Lo único que nos iguala con los ricos es el desamor. Digo el
desamor trágico, desgarrado, que arruina una vida por entero. Es el único
terreno de comunión y entendimiento. La intersección de dos humanidades ajenas y
enfrentadas.
Ves una película de burgueses o aristócratas que penan con el
corazón partido y te dices: “Yo les entiendo, y me compadezco, porque he pasado
por lo mismo...” En el fondo lo que quieres es que aparezca un soviet para
expropiar todas sus riquezas y repartirlas con el pueblo, ondeando banderas
rojas, pero también quieres que el cerdo capitalista encuentre el amor
verdadero y viva feliz en el koljós, o en el sovjós, ya despreocupado del ansia
de enriquecerse, y entregado sólo a la contemplación de su amada.

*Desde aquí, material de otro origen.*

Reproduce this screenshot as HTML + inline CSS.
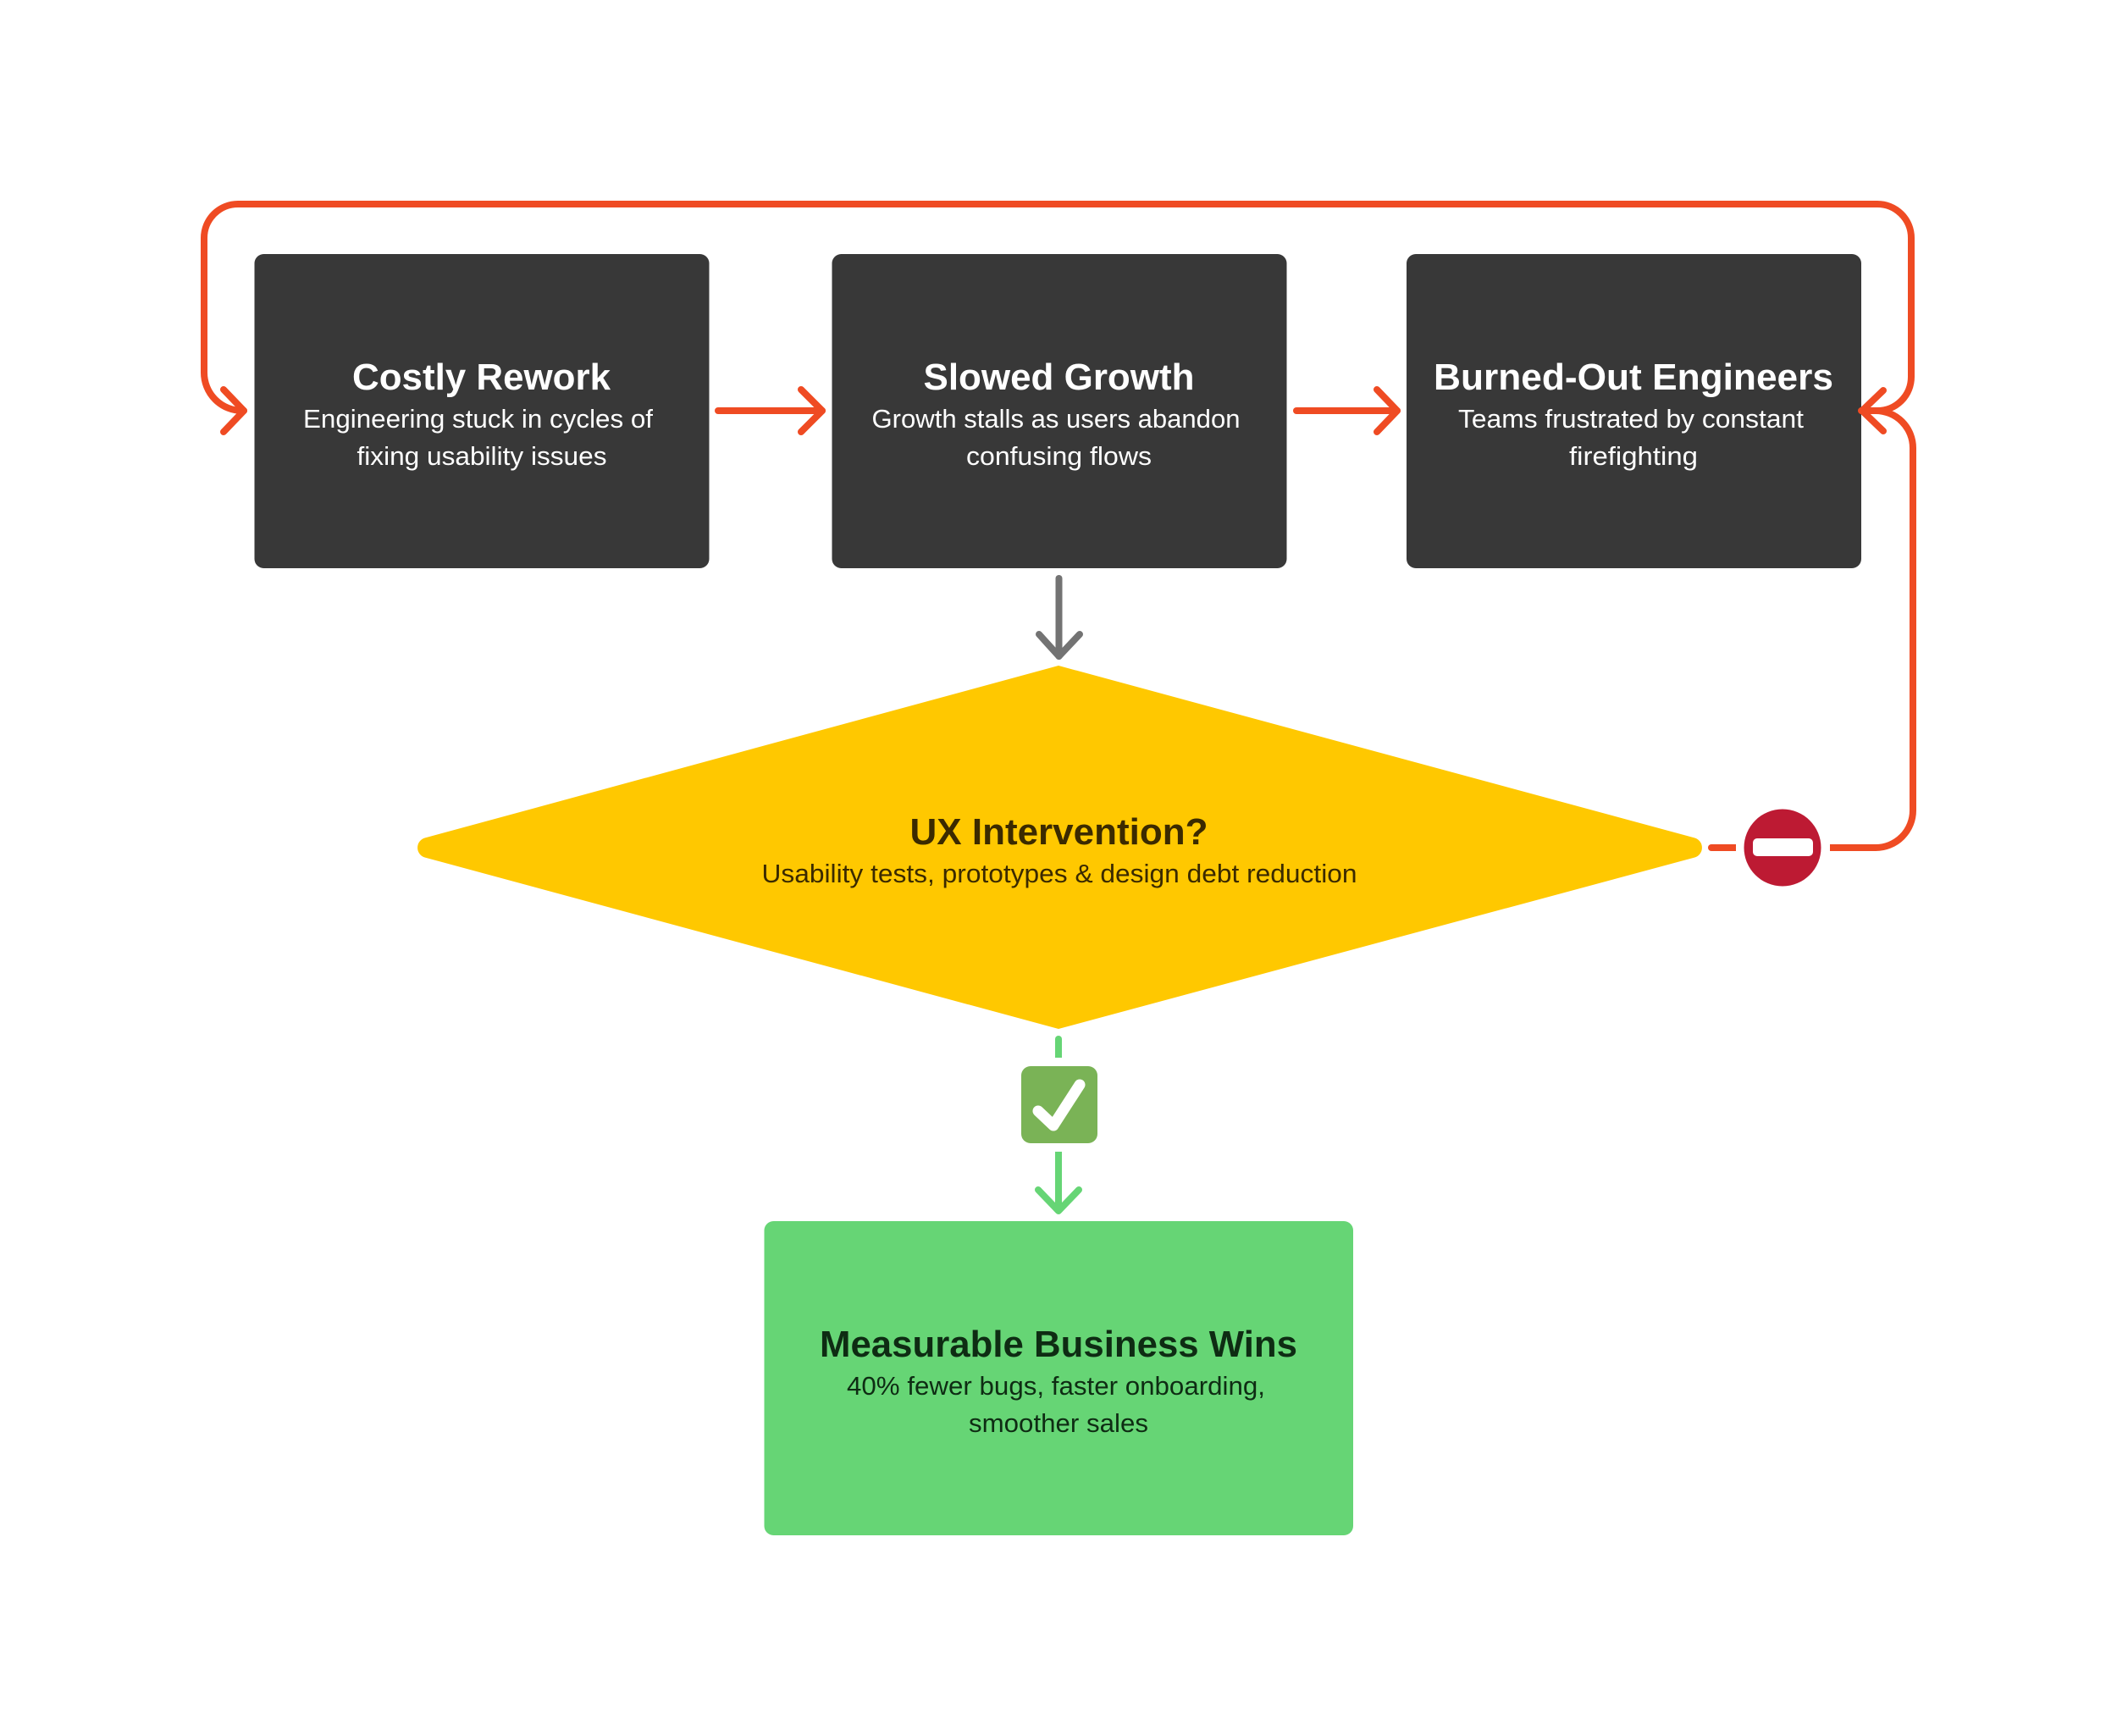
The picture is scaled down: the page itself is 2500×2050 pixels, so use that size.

Newland
Archer, en La edad de la inocencia, hubiera preferido vivir en Minsk con
la señorita Olenska que en Nueva York sin su erótica compañía. A eso me
refiero.
En todo lo demás, los ricos también lloran, mexicanos de
culebrón o españoles de La Moraleja. O norteamericanos del siglo XIX. Pero
lloran mucho menos. Para superar los reveses de la vida tienen mejores
hospitales, mejores casas, mejores vacaciones... Sus consuelos son más diversos
y sofisticados. No es lo mismo llorar el desamor en un piso de mierda que en una
mansión de Hollywood. Decía un personaje de Los mares del sur, la novela
de Vázquez Montalbán, que los ricos también tienen sentimientos, pero menos
dramáticos, porque todo lo que sufren les cuesta menos o pagan menos. Y cuando
ya no pueden más, viajan a países exóticos, como hace Newland Archer en la
película, cuando su libido reprimida, encauzada hacia su matrimonio con la
señorita May, y no hacia al adulterio con madame Olenska, le impide
concentrarse en sus pensamientos, y amenaza con romperle una neurona muy
básica, o una vena muy primordial.
Pero ni aun así, ya digo, porque el desamor tiene
entretenimiento, pero no cura, y en eso es como la muerte, que no distingue entre
clases. Aunque a los ricos, por lo general, les llegue más tarde.